In China, the People’s Bank of China (PBOC) weakened the Yuan fixing against the U.S. dollar for the fifth consecutive session, pushing the USD/CNY pair to 7.35, a level not seen since September 2023. Analysts expect a gradual weakening of the Yuan to prevent disorderly market movements that could trigger capital outflows. South Korea has announced a US$2 billion emergency support package for its carmakers, warning that Trump’s 25% tariffs on automobiles would significantly impact the sector.

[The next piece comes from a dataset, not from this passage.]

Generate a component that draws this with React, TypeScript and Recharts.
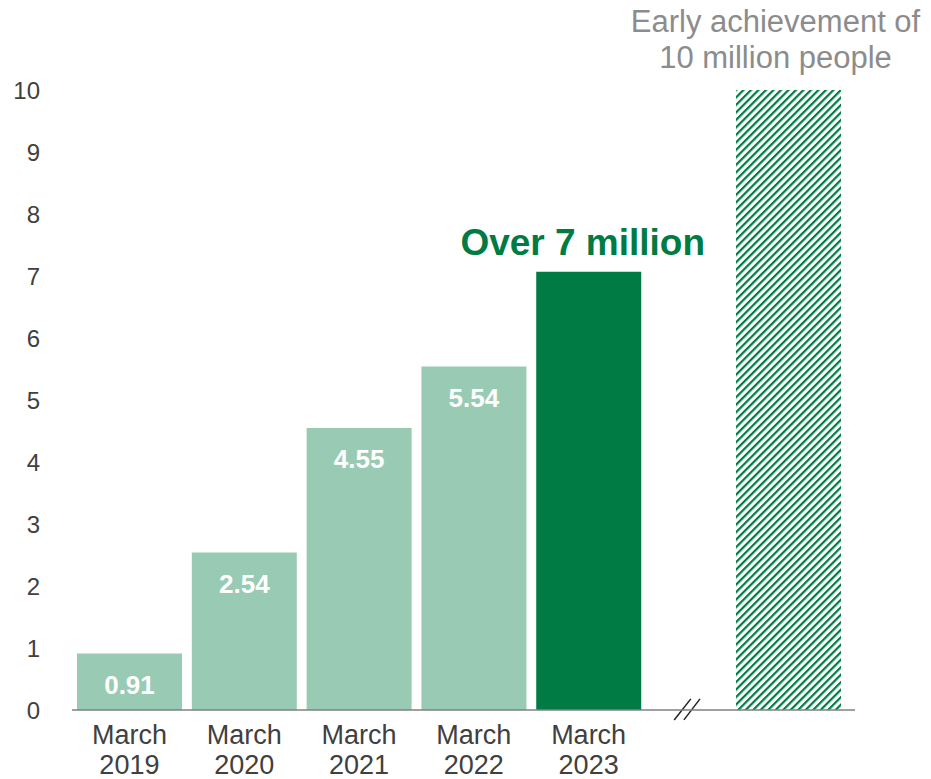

India’s Nifty 50 index showed more resilience, down just 0.55%, following the Reserve Bank of India’s decision to cut its benchmark rate for the second consecutive time to 6%, adopting a more accommodative policy stance. New Zealand’s stock market also outperformed the broader region, with a decline of only 0.6%, as the Reserve Bank of New Zealand lowered its official cash rate for the fifth straight meeting to 3.5%.

U.S. Stock Futures Decline

U.S. stock futures also experienced sharp declines, with the S&P 500 down 2.56%, the Nasdaq sliding 2.76%, and the Dow Jones Industrial Average falling 2.18% as of 5:18 a.m. CET. The earlier rally on Wall Street was short-lived as uncertainty deepened following Trump’s commitment to proceed with the tariffs on China. Michael Brown, a senior research strategist at Pepperstone London, noted, “Fundamentally, it will be tough to turn bullish unless the Trump administration begins to either make policy in a coherent manner, strikes a less hawkish tone on tariffs, or starts rolling back ‘reciprocal’ duties through country-specific deals.”

Haven Assets Gain Amid Risk-Off Sentiment

The prevailing risk-off sentiment has driven gains in traditional haven assets, including gold, the Japanese yen, the euro, and the Swiss franc. Spot gold rose over 1% to hit a daily high of $3,018 per ounce, while the euro climbed 0.7% against the U.S. dollar to 1.1037, nearing a seven-month high. The dollar weakened 0.65% against both the Japanese yen and the Swiss franc, reaching levels last seen in October 2024. However, U.S. Treasuries saw heavy selling, particularly in longer-dated government bonds, indicating growing skepticism about the economic outlook in the U.S. The yield on 30-year U.S. Treasuries surged 20 basis points to a year-high level on Tuesday.

Oil Prices Continue to Decline

Crude oil prices extended their losses, with Brent futures down 3.84% to $60.41 per barrel, and West Texas Intermediate (WTI) futures tumbling 4.23% to $57.06 per barrel as of 5:30 a.m. CET. Both benchmarks are now at their lowest levels since March 2021.